Unfortunately, the public proclamations made by those associated with OpenFDA indicate that their focus is now on adding more ‘open’ datasets rather than fixing and updating the adverse events data. In fact, just yesterday they rolled out an API for drug and device recall data (note: we have not reviewed that API and will not comment on it at this time). Even more unfortunately, the driving in-house technologist behind the OpenFDA effort has al-ready left the program. Hopefully others will step in and continue to move the process forward.

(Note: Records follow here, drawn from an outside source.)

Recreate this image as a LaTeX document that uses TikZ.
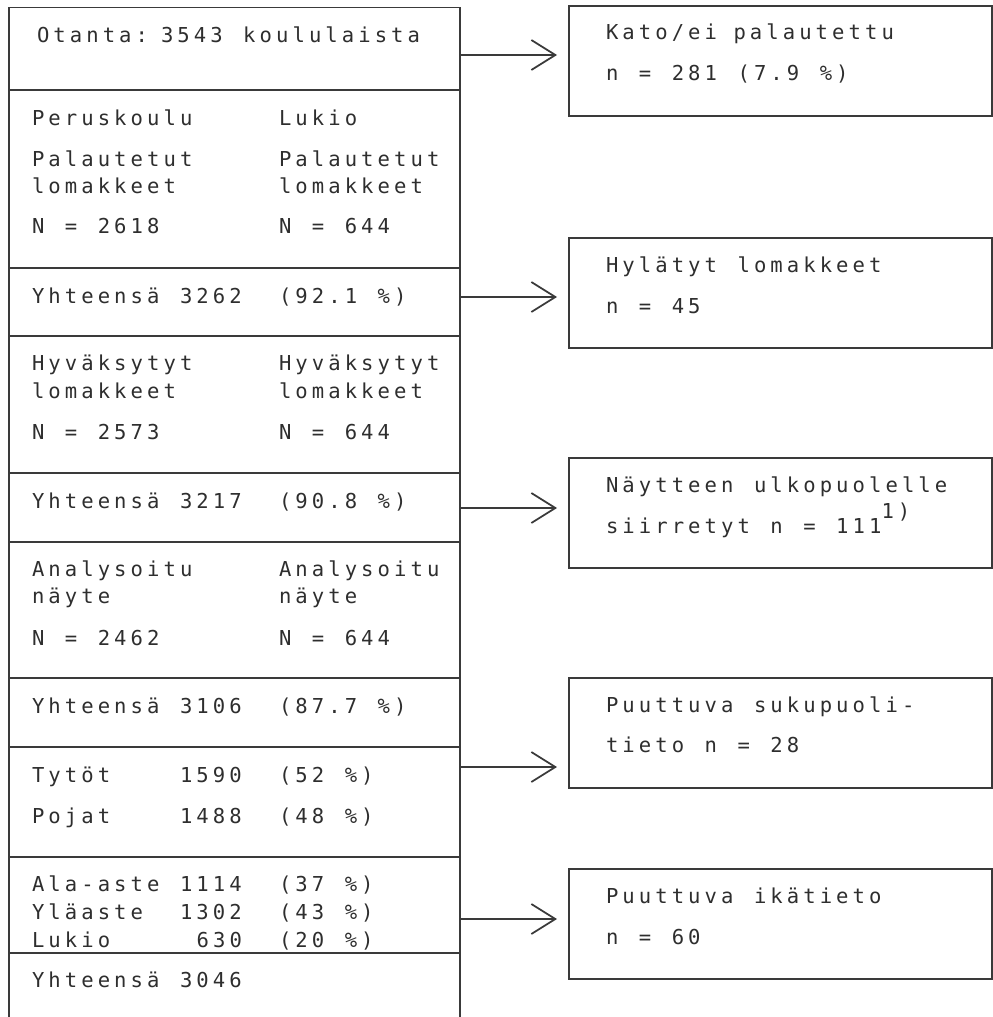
\documentclass[tikz,border=0pt]{standalone}
\usepackage{fontspec}
\usetikzlibrary{arrows.meta}
% typewriter-like monospaced face, tracked out to a wide pitch
\newfontfamily\twfont[LetterSpace=19.8]{DejaVu Sans Mono}
\newlength\twone
\newlength\twtwo
\newlength\twgap
% select the face and work out the gap that keeps words on the character grid
\newcommand\tw{\twfont\fontsize{11.7}{14}\selectfont
  \settowidth\twone{x}\settowidth\twtwo{xx}%
  \setlength\twgap{\dimexpr 2\twtwo-3\twone\relax}}
\ExplSyntaxOn
\seq_new:N \l__tw_words_seq
% set a line word by word, one grid cell per blank
\NewDocumentCommand \tx { m }
  {
    \seq_set_split:Nnn \l__tw_words_seq { ~ } { #1 }
    \seq_use:Nn \l__tw_words_seq { \kern\twgap }
  }
\ExplSyntaxOff
\definecolor{ink}{HTML}{2E2E2E}
\definecolor{lineink}{HTML}{3A3A3A}
\tikzset{
  txt/.style={anchor=base west, inner sep=0pt, outer sep=0pt, font=\tw, text=ink},
  frame/.style={draw=lineink, line width=1pt},
  outbox/.style={draw=lineink, line width=1pt, rectangle, inner sep=0pt,
    anchor=north west, minimum width=8.47cm, minimum height=2.2cm},
  arr/.style={draw=lineink, line width=1pt, shorten >=0.22cm,
    -{Straight Barb[length=0.48cm,width=0.6cm,line width=1pt]}},
}
\begin{document}
\begin{tikzpicture}[x=0.02cm,y=-0.02cm]
\useasboundingbox (0,0) rectangle (993,1017);

% left column: one tall frame divided into cells
\draw[frame] (9,1017) -- (9,7.5) -- (460,7.5) -- (460,1017);
\foreach \yy in {90,268,336,473,542,678,747,857,953}
  \draw[frame] (9,\yy) -- (460,\yy);

% cell texts
\node[txt] (ota) at (37,43) {Otanta:};
\node[txt] (otb) at (161,43) {\tx{3543 koululaista}};

\node[txt] (pk1) at (32,126) {Peruskoulu};
\node[txt] (lk1) at (279,126) {Lukio};
\node[txt] (pk2) at (32,166) {Palautetut};
\node[txt] (lk2) at (279,166) {Palautetut};
\node[txt] (pk3) at (32,193) {lomakkeet};
\node[txt] (lk3) at (279,193) {lomakkeet};
\node[txt] (pk4) at (32,233) {\tx{N = 2618}};
\node[txt] (lk4) at (279,233) {\tx{N = 644}};

\node[txt] (y1a) at (32,303) {\tx{Yhteensä 3262}};
\node[txt] (y1b) at (279,303) {\tx{(92.1 \%)}};

\node[txt] (hp1) at (32,370) {Hyväksytyt};
\node[txt] (hl1) at (279,370) {Hyväksytyt};
\node[txt] (hp2) at (32,398) {lomakkeet};
\node[txt] (hl2) at (279,398) {lomakkeet};
\node[txt] (hp3) at (32,439) {\tx{N = 2573}};
\node[txt] (hl3) at (279,439) {\tx{N = 644}};

\node[txt] (y2a) at (32,508) {\tx{Yhteensä 3217}};
\node[txt] (y2b) at (279,508) {\tx{(90.8 \%)}};

\node[txt] (ap1) at (32,576) {Analysoitu};
\node[txt] (al1) at (279,576) {Analysoitu};
\node[txt] (ap2) at (32,603) {näyte};
\node[txt] (al2) at (279,603) {näyte};
\node[txt] (ap3) at (32,645) {\tx{N = 2462}};
\node[txt] (al3) at (279,645) {\tx{N = 644}};

\node[txt] (y3a) at (32,713) {\tx{Yhteensä 3106}};
\node[txt] (y3b) at (279,713) {\tx{(87.7 \%)}};

\node[txt] (ga) at (32,782) {Tytöt};
\node[txt] (gb) at (180,782) {1590};
\node[txt] (gc) at (279,782) {\tx{(52 \%)}};
\node[txt] (ba) at (32,823) {Pojat};
\node[txt] (bb) at (180,823) {1488};
\node[txt] (bc) at (279,823) {\tx{(48 \%)}};

\node[txt] (aa) at (32,891) {Ala-aste};
\node[txt] (ab) at (180,891) {1114};
\node[txt] (ac) at (279,891) {\tx{(37 \%)}};
\node[txt] (ya) at (32,919) {Yläaste};
\node[txt] (yb) at (180,919) {1302};
\node[txt] (yc) at (279,919) {\tx{(43 \%)}};
\node[txt] (la) at (32,947) {Lukio};
\node[txt] (lb) at (196.7,947) {630};
\node[txt] (lc) at (279,947) {\tx{(20 \%)}};

\node[txt] (y4a) at (32,987) {\tx{Yhteensä 3046}};

% boxes for the excluded groups
\node[outbox] (k1) at (568,5) {};
\node[outbox] (k2) at (568,237) {};
\node[outbox] (k3) at (568,457) {};
\node[outbox] (k4) at (568,677) {};
\node[outbox] (k5) at (568,868) {};

\node[txt] (k1a) at (606,40) {Kato/ei palautettu};
\node[txt] (k1b) at (606,81) {\tx{n = 281 (7.9 \%)}};
\node[txt] (k2a) at (606,272) {\tx{Hylätyt lomakkeet}};
\node[txt] (k2b) at (606,313) {\tx{n = 45}};
\node[txt] (k3a) at (606,492) {\tx{Näytteen ulkopuolelle}};
\node[txt] (k3b) at (606,533) {\tx{siirretyt n = 111\raisebox{0.3cm}{1)}}};
\node[txt] (k4a) at (606,712) {\tx{Puuttuva sukupuoli-}};
\node[txt] (k4b) at (606,752) {\tx{tieto n = 28}};
\node[txt] (k5a) at (606,903) {\tx{Puuttuva ikätieto}};
\node[txt] (k5b) at (606,944) {\tx{n = 60}};

% arrows leaving the right edge of the column
\coordinate (s1) at (460,55);
\coordinate (s2) at (460,297);
\coordinate (s3) at (460,508);
\coordinate (s4) at (460,767);
\coordinate (s5) at (460,919);
\draw[arr] (s1) -- (s1 -| k1.west);
\draw[arr] (s2) -- (s2 -| k2.west);
\draw[arr] (s3) -- (s3 -| k3.west);
\draw[arr] (s4) -- (s4 -| k4.west);
\draw[arr] (s5) -- (s5 -| k5.west);
\end{tikzpicture}
\end{document}
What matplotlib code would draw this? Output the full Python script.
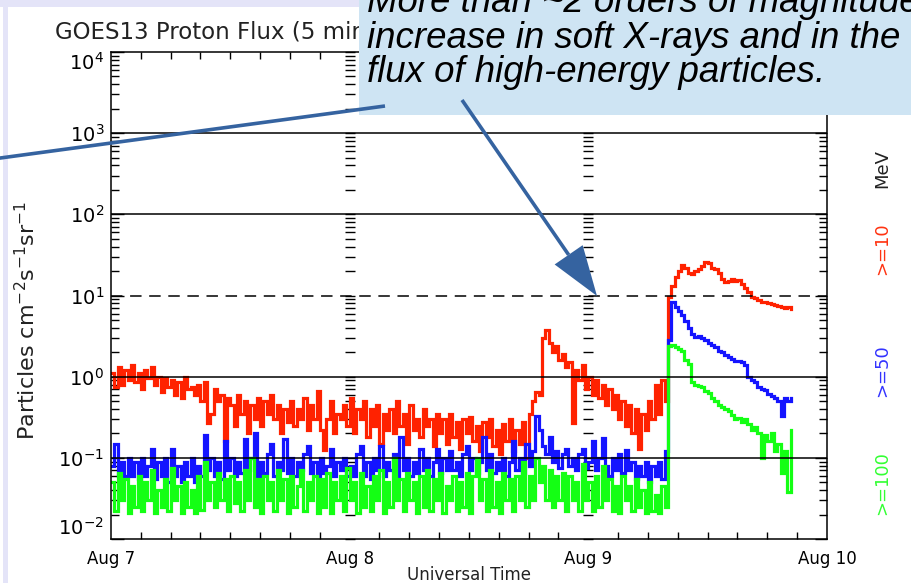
import numpy as np
import matplotlib
matplotlib.use("Agg")
import matplotlib.pyplot as plt
from matplotlib.lines import Line2D
from matplotlib.patches import Rectangle, Polygon
from matplotlib.ticker import MultipleLocator, FixedLocator, NullFormatter

# ---- GOES-13 integral proton flux, 20-minute samples from 2011 Aug 7 00:00 UT ----
SAMPLE_HOURS = 20 / 60.0

flux_10mev = [
    1.1, 0.75, 1.3,   0.8, 1.2, 0.9,    1.4, 0.85, 1.1,   0.7, 1.2, 0.95,
    1.3, 0.8, 1.0,    0.65, 0.95, 0.75, 0.9, 0.6, 0.85,   0.55, 1.0, 0.7,
    0.75, 0.6, 0.8,   0.5, 0.85, 0.27,  0.35, 0.7, 0.5,   0.6, 0.16, 0.55,
    0.45, 0.25, 0.6,  0.35, 0.5, 0.2,   0.45, 0.3, 0.55,  0.25, 0.5, 0.35,
    0.6, 0.3, 0.45,   0.2, 0.4, 0.28,   0.5, 0.25, 0.4,   0.3, 0.55, 0.22,
    0.45, 0.3, 0.66,  0.22, 0.125, 0.3, 0.5, 0.2, 0.35,   0.3, 0.45, 0.25,
    0.55, 0.2, 0.4,   0.3, 0.5, 0.18,   0.4, 0.25, 0.45,  0.15, 0.35, 0.22,
    0.4, 0.2, 0.5,    0.25, 0.35, 0.15, 0.45, 0.22, 0.3,  0.18, 0.4, 0.25,
    0.3, 0.14, 0.35,  0.2, 0.3, 0.15,   0.35, 0.18, 0.28, 0.13, 0.3, 0.2,
    0.32, 0.16, 0.25, 0.12, 0.28, 0.18, 0.3, 0.14, 0.22,  0.11, 0.26, 0.16,
    0.3, 0.12, 0.22,  0.15, 0.28, 0.1,  0.35, 0.5, 0.65,  0.6, 3.0, 3.8,
    2.6, 2.0, 2.4,    1.6, 1.9, 1.3,    1.5, 0.27, 1.2,   0.9, 1.4, 0.7,
    1.0, 0.6, 0.9,    0.55, 0.8, 0.45,  0.7, 0.4, 0.6,    0.3, 0.5, 0.25,
    0.45, 0.2, 0.4,   0.13, 0.35, 0.22, 0.5, 0.3, 0.8,    0.35, 0.9, 0.5,
    9.5, 13.0, 17.0,  20.0, 23.6, 22.0, 19.0, 18.5, 20.0, 21.0, 23.0, 25.8,
    25.0, 22.0, 21.5, 19.0, 16.0, 14.5, 15.0, 16.0, 15.0, 15.5, 14.0, 12.5,
    11.0, 9.5, 9.2,   8.8, 8.4, 8.3,    8.0, 7.9, 7.6,    7.5, 7.3, 7.0,
    7.2, 6.9,
]

flux_50mev = [
    0.08, 0.15, 0.06,  0.09, 0.06, 0.10,  0.06, 0.09, 0.055, 0.10, 0.06, 0.08,
    0.13, 0.055, 0.09, 0.06, 0.10, 0.05,  0.13, 0.06, 0.08,  0.05, 0.09, 0.06,
    0.10, 0.05, 0.08,  0.06, 0.19, 0.07,  0.10, 0.06, 0.09,  0.055, 0.16, 0.07,
    0.10, 0.06, 0.09,  0.065, 0.17, 0.07, 0.10, 0.20, 0.06,  0.09, 0.065, 0.11,
    0.15, 0.06, 0.09,  0.07, 0.17, 0.065, 0.10, 0.06, 0.09,  0.07, 0.11, 0.14,
    0.065, 0.09, 0.06, 0.10, 0.065, 0.08, 0.13, 0.06, 0.09,  0.07, 0.10, 0.06,
    0.08, 0.06, 0.11,  0.14, 0.06, 0.09,  0.055, 0.10, 0.07, 0.14, 0.06, 0.09,
    0.07, 0.11, 0.06,  0.18, 0.07, 0.10,  0.06, 0.09, 0.065, 0.13, 0.07, 0.10,
    0.06, 0.09, 0.13,  0.065, 0.10, 0.07, 0.12, 0.07, 0.09,  0.06, 0.11, 0.14,
    0.07, 0.10, 0.065, 0.09, 0.18, 0.07,  0.11, 0.065, 0.09, 0.07, 0.10, 0.06,
    0.09, 0.16, 0.07,  0.10, 0.065, 0.15, 0.08, 0.12, 0.33,  0.22, 0.14, 0.11,
    0.18, 0.09, 0.12,  0.075, 0.11, 0.13, 0.08, 0.10, 0.07,  0.11, 0.13, 0.075,
    0.09, 0.16, 0.07,  0.10, 0.175, 0.08, 0.06, 0.10, 0.07,  0.11, 0.065, 0.125,
    0.07, 0.09, 0.055, 0.08, 0.06, 0.09,  0.05, 0.08, 0.06,  0.09, 0.055, 0.12,
    2.8, 8.3, 7.2,     6.5, 5.8, 4.8,     4.0, 3.4, 3.1,     3.15, 3.0, 2.8,
    2.6, 2.45, 2.3,    2.1, 2.0, 1.85,    1.75, 1.65, 1.55,  1.55, 1.5, 1.4,
    1.0, 0.9, 0.85,    0.75, 0.7, 0.68,   0.62, 0.58, 0.55,  0.5, 0.33, 0.55,
    0.5, 0.55,
]

flux_100mev = [
    0.05, 0.022, 0.065, 0.03, 0.055, 0.021, 0.045, 0.025, 0.06, 0.022, 0.05, 0.03,
    0.07, 0.021, 0.04,  0.025, 0.055, 0.022, 0.075, 0.03, 0.045, 0.021, 0.05, 0.025,
    0.04, 0.021, 0.06,  0.023, 0.088, 0.03, 0.05, 0.025, 0.065, 0.03, 0.055, 0.022,
    0.06, 0.028, 0.05,  0.022, 0.07, 0.03,  0.1, 0.025, 0.055,  0.021, 0.06, 0.03,
    0.05, 0.022, 0.07,  0.03, 0.055, 0.021, 0.06, 0.025, 0.045, 0.07, 0.022, 0.05,
    0.03, 0.06, 0.021,  0.055, 0.025, 0.065, 0.021, 0.05, 0.03, 0.06, 0.022, 0.075,
    0.03, 0.05, 0.021,  0.065, 0.025, 0.045, 0.022, 0.06, 0.03, 0.07, 0.021, 0.05,
    0.025, 0.1, 0.03,   0.055, 0.022, 0.065, 0.03, 0.05, 0.021, 0.06, 0.025, 0.07,
    0.022, 0.055, 0.03, 0.065, 0.021, 0.045, 0.03, 0.06, 0.022, 0.05, 0.025, 0.065,
    0.021, 0.06, 0.1,   0.03, 0.055, 0.022, 0.07, 0.025, 0.05,  0.021, 0.065, 0.03,
    0.055, 0.022, 0.06, 0.03, 0.09, 0.025,  0.06, 0.03, 0.1,    0.05, 0.08, 0.03,
    0.07, 0.025, 0.06,  0.03, 0.065, 0.022, 0.06, 0.03, 0.05,   0.022, 0.085, 0.03,
    0.05, 0.022, 0.06,  0.025, 0.08, 0.03,  0.055, 0.022, 0.045, 0.021, 0.06, 0.03,
    0.045, 0.022, 0.055, 0.025, 0.04, 0.021, 0.05, 0.022, 0.035, 0.021, 0.045, 0.025,
    2.4, 2.45, 2.3,     2.2, 2.1, 1.6,      1.45, 0.85, 0.8,    0.76, 0.74, 0.66,
    0.63, 0.55, 0.5,    0.45, 0.42, 0.4,    0.38, 0.34, 0.3,    0.31, 0.28, 0.3,
    0.26, 0.22, 0.24,   0.2, 0.1, 0.19,     0.16, 0.2, 0.12,    0.15, 0.065, 0.12,
    0.038, 0.22,
]

channels = [
    (flux_10mev, "#ff2200", ">=10", "#ff3311", 249),
    (flux_50mev, "#1414ff", ">=50", "#3333ff", 371),
    (flux_100mev, "#14ff14", ">=100", "#33ff33", 483),
]

day_ticks = [0, 24, 48, 72]
day_labels = ["Aug 7", "Aug 8", "Aug 9", "Aug 10"]
decades = [1e-2, 1e-1, 1e0, 1e1, 1e2, 1e3, 1e4]
decade_labels = [r"$\mathdefault{10^{-2}}$", r"$\mathdefault{10^{-1}}$",
                 r"$\mathdefault{10^{0}}$", r"$\mathdefault{10^{1}}$",
                 r"$\mathdefault{10^{2}}$", r"$\mathdefault{10^{3}}$",
                 r"$\mathdefault{10^{4}}$"]

W, H = 912, 583
fig = plt.figure(figsize=(W / 100, H / 100), dpi=100)
fig.patch.set_facecolor("white")


def fxy(x, y):
    """pixel position (from top-left) -> figure fraction"""
    return x / W, 1 - y / H


# page border strips
fig.add_artist(Rectangle((3 / W, 0), 5 / W, 1, transform=fig.transFigure,
                         facecolor="#e4e4f8", edgecolor="none", zorder=0))
fig.add_artist(Rectangle((0, 1 - 7 / H), 1, 7 / H, transform=fig.transFigure,
                         facecolor="#e4e4f8", edgecolor="none", zorder=0))

ax = fig.add_axes([111 / W, (H - 539) / H, (827 - 111) / W, (539 - 52) / H])
ax.set_yscale("log")
ax.set_ylim(1e-2, 1e4)
ax.set_xlim(0, 72)

for vals, color, *_ in channels:
    t = np.arange(len(vals)) * SAMPLE_HOURS
    ax.plot(t, vals, color=color, lw=2.3, drawstyle="steps-post", zorder=2,
            solid_joinstyle="miter")

# decade reference lines
for level in [1e-1, 1e0, 1e2, 1e3]:
    ax.axhline(level, color="black", lw=1.1, zorder=4)
ax.axhline(1e1, color="black", lw=1.1, ls=(0, (7.5, 5)), zorder=4)

for s in ax.spines.values():
    s.set_linewidth(1.1)

# axis ticks
ax.set_xticks(day_ticks, labels=day_labels)
ax.xaxis.set_minor_locator(MultipleLocator(3))
ax.tick_params(axis="x", which="major", length=0, pad=8, labelsize=12)
ax.tick_params(axis="x", which="minor", direction="in", length=5, width=1,
               top=True, bottom=True)
ax.set_yticks(decades, labels=decade_labels)
ax.tick_params(axis="y", which="major", direction="in", length=9, width=1,
               left=True, right=True, labelsize=14, pad=5)
ax.tick_params(axis="y", which="minor", direction="in", length=6, width=1,
               left=True, right=True)
ylabs = ax.get_yticklabels()
ylabs[0].set_verticalalignment("bottom")
ylabs[-1].set_verticalalignment("top")

# tick columns at the day boundaries
for loc in (1 / 3, 2 / 3):
    sec = ax.secondary_yaxis(loc)
    for s in sec.spines.values():
        s.set_visible(False)
    sec.yaxis.set_major_locator(FixedLocator(decades))
    sec.tick_params(axis="y", which="both", direction="inout", length=7,
                    width=1, labelleft=False, labelright=False)
    sec.yaxis.set_minor_formatter(NullFormatter())

# texts
fig.text(*fxy(55, 32), "GOES13 Proton Flux (5 minute data)", ha="left",
         va="center", fontsize=16.5, color="#222222")
fig.text(*fxy(27, 320), r"Particles cm$^{-2}$s$^{-1}$sr$^{-1}$", rotation=90,
         ha="center", va="center", fontsize=16, color="#222222")
fig.text(*fxy(469, 575), "Universal Time", ha="center", va="center",
         fontsize=12, color="#222222")
fig.text(*fxy(882, 168), "MeV", rotation=90, ha="center", va="center",
         fontsize=13, color="#222222")
for vals, color, label, tcolor, ypix in channels:
    fig.text(*fxy(882, ypix), label, rotation=90, ha="center", va="center",
             fontsize=13, color=tcolor)

# callout box with pointer lines
fig.add_artist(Rectangle(fxy(359, 115), (W - 359) / W, 115 / H,
                         transform=fig.transFigure, facecolor="#cee4f3",
                         edgecolor="none", zorder=10))
callout = ["More than ~2 orders of magnitude",
           "increase in soft X-rays and in the",
           "flux of high-energy particles."]
for line, base in zip(callout, [12.5, 47.5, 82.5]):
    fig.text(*fxy(367, base), line, ha="left", va="baseline",
             fontsize=26.4, style="italic", family="Liberation Sans",
             color="black", zorder=11)

pointer = "#3563a0"
x0, y0, x1, y1 = -10, 159.4, 385, 106
fig.add_artist(Line2D([x0 / W, x1 / W], [1 - y0 / H, 1 - y1 / H],
                      transform=fig.transFigure, color=pointer, lw=2.6,
                      solid_capstyle="butt", zorder=12))

sx, sy, tx, ty = 462, 100, 597, 296
d = np.array([tx - sx, ty - sy], dtype=float)
u = d / np.hypot(*d)
perp = np.array([u[1], -u[0]])
head_len, head_half = 50, 17
base = np.array([tx, ty]) - head_len * u
fig.add_artist(Line2D([sx / W, base[0] / W], [1 - sy / H, 1 - base[1] / H],
                      transform=fig.transFigure, color=pointer, lw=2.6,
                      solid_capstyle="butt", zorder=12))
corners = [base + head_half * perp, np.array([tx, ty]), base - head_half * perp]
fig.add_artist(Polygon([(cx / W, 1 - cy / H) for cx, cy in corners],
                       closed=True, transform=fig.transFigure,
                       facecolor=pointer, edgecolor="none", zorder=12))

fig.savefig("out.png", dpi=100)
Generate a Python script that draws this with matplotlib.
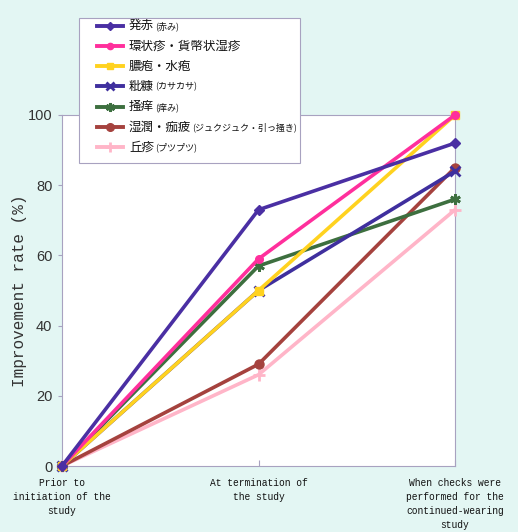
import matplotlib
matplotlib.use("Agg")
import matplotlib.pyplot as plt
from matplotlib.lines import Line2D
from matplotlib.patches import Rectangle

# ---- data ----
stages = ["Prior to\ninitiation of the\nstudy",
          "At termination of\nthe study",
          "When checks were\nperformed for the\ncontinued-wearing\nstudy"]
names = ["発赤", "環状疹・貨幣状湿疹", "膿疱・水疱", "粃糠", "掻痒", "湿潤・痂疲", "丘疹"]
notes = ["(赤み)", "", "", "(カサカサ)", "(痒み)", "(ジュクジュク・引っ掻き)", "(プツプツ)"]
redness = [0, 73, 92]
annular = [0, 59, 100]
pustule = [0, 50, 100]
scaling = [0, 50, 84]
itching = [0, 57, 76]
oozing = [0, 29, 85]
papule = [0, 26, 73]
series = [redness, annular, pustule, scaling, itching, oozing, papule]
yticks = [0, 20, 40, 60, 80, 100]

colors = ["#4a2fa3", "#ff2f9c", "#ffd21f", "#3f2f9e", "#3d6f3f", "#a5423e", "#ffb5c8"]
markers = ["D", "o", "s", "x", (6, 2, 0), "o", "+"]
msizes = [5.5, 5.5, 5.5, 6.5, 7.5, 6.5, 8]

bg = "#e3f6f3"
W, H = 518, 532
fig = plt.figure(figsize=(W / 100, H / 100), dpi=100, facecolor=bg)
ax = fig.add_axes([62 / W, 1 - 466 / H, (455 - 62) / W, (466 - 115) / H])
ax.set_facecolor("white")

order = [6, 5, 4, 3, 2, 1, 0]
x = list(range(len(stages)))
for i in order:
    ax.plot(x, series[i], color=colors[i], lw=2.6, marker=markers[i],
            ms=msizes[i], mew=2 if markers[i] in ("x", "+", (6, 2, 0)) else 1,
            mec=colors[i], mfc=colors[i], clip_on=False, zorder=3 + (7 - i) * 0.1)

ax.set_xlim(0, 2)
ax.set_ylim(0, 100)
ax.set_yticks(yticks)
ax.set_xticks(x)
ax.set_xticklabels([])
for s in ax.spines.values():
    s.set_color("#a8a2c0")
    s.set_linewidth(0.8)
ax.tick_params(axis="y", direction="out", length=3, color="#a8a2c0", pad=4,
               labelsize=10.5, labelcolor="#333333")
ax.tick_params(axis="x", direction="in", length=4, color="#a8a2c0")
for lab in ax.get_yticklabels():
    lab.set_family(["Liberation Sans Narrow", "Liberation Sans"])

mono = ["Liberation Mono", "DejaVu Sans Mono"]
for xi, s in zip(x, stages):
    ax.annotate(s, xy=(xi, 0), xycoords="data", xytext=(0, -8.5),
                textcoords="offset points", ha="center", va="top",
                fontsize=6.9, family=mono, color="#111111", linespacing=1.5)

fig.text(20 / W, 1 - 291 / H, "Improvement rate (%)", rotation=90,
         fontsize=11.5, family=mono, color="#333333", ha="center", va="center")

# ---- legend (manual) ----
def fx(px):
    return px / W

def fy(py):
    return 1 - py / H

fig.add_artist(Rectangle((fx(79), fy(163)), fx(300) - fx(79), fy(18) - fy(163),
                         transform=fig.transFigure, facecolor="white",
                         edgecolor="#a8a2c0", lw=0.8, zorder=10))
jp = ["Noto Sans CJK JP", "DejaVu Sans"]
fig.canvas.draw()
r = fig.canvas.get_renderer()
for i in range(len(names)):
    yy = 25.5 + 20.3 * i
    fig.add_artist(Line2D([fx(97), fx(123)], [fy(yy), fy(yy)],
                          transform=fig.transFigure, color=colors[i], lw=2.8,
                          zorder=11))
    fig.add_artist(Line2D([fx(110)], [fy(yy)], transform=fig.transFigure,
                          color=colors[i], marker=markers[i], ms=msizes[i] - 1,
                          mew=2 if markers[i] in ("x", "+", (6, 2, 0)) else 1,
                          zorder=12))
    t = fig.text(fx(129), fy(yy), names[i], fontsize=9, family=jp,
                 ha="left", va="center", color="#111111", zorder=12)
    if notes[i]:
        bb = t.get_window_extent(renderer=r)
        fig.text(bb.x1 / W + 1.0 / W, fy(yy + 0.5), notes[i], fontsize=6.5,
                 family=jp, ha="left", va="center", color="#111111", zorder=12)

fig.savefig("out.png", dpi=100, facecolor=bg)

Open Data is Great, But Not Enough
We would like nothing more than to see the OpenFDA effort succeed, as it will only help our company to move forward faster with ever increasing quality. So, if the FDA really wants to be as nimble as a Silicon Valley start-up, I’m calling on it to start acting like one. Especially with the disastrous launch of the Affordable Care Act website so fresh in everyone’s mind, FDA should utilize the lessons learned from every new tech product launch from the past fifteen years and fix the mistakes in the existing system before trying to add more data.
The concept of Open Data is great. But, simply making data available isn't good enough. FDA needs to be transparent with the deficiencies of the current OpenFDA system (if they’re even aware of them), set a schedule for upgrades and development to fix the adverse events data, and commit the human and financial resources needed to make OpenFDA the truly revolutionary step forward in the advancement of healthcare that it can be.
There’s a widely held view in Silicon Valley that government and start-ups will – and should - always be at odds. I don’t share that view and it seems that OpenFDA could be a great platform to bring those two worlds closer together. But if some serious improvements aren’t made to the platform, I fear that OpenFDA will be branded as just another example of government wasting its time and our tax dollars.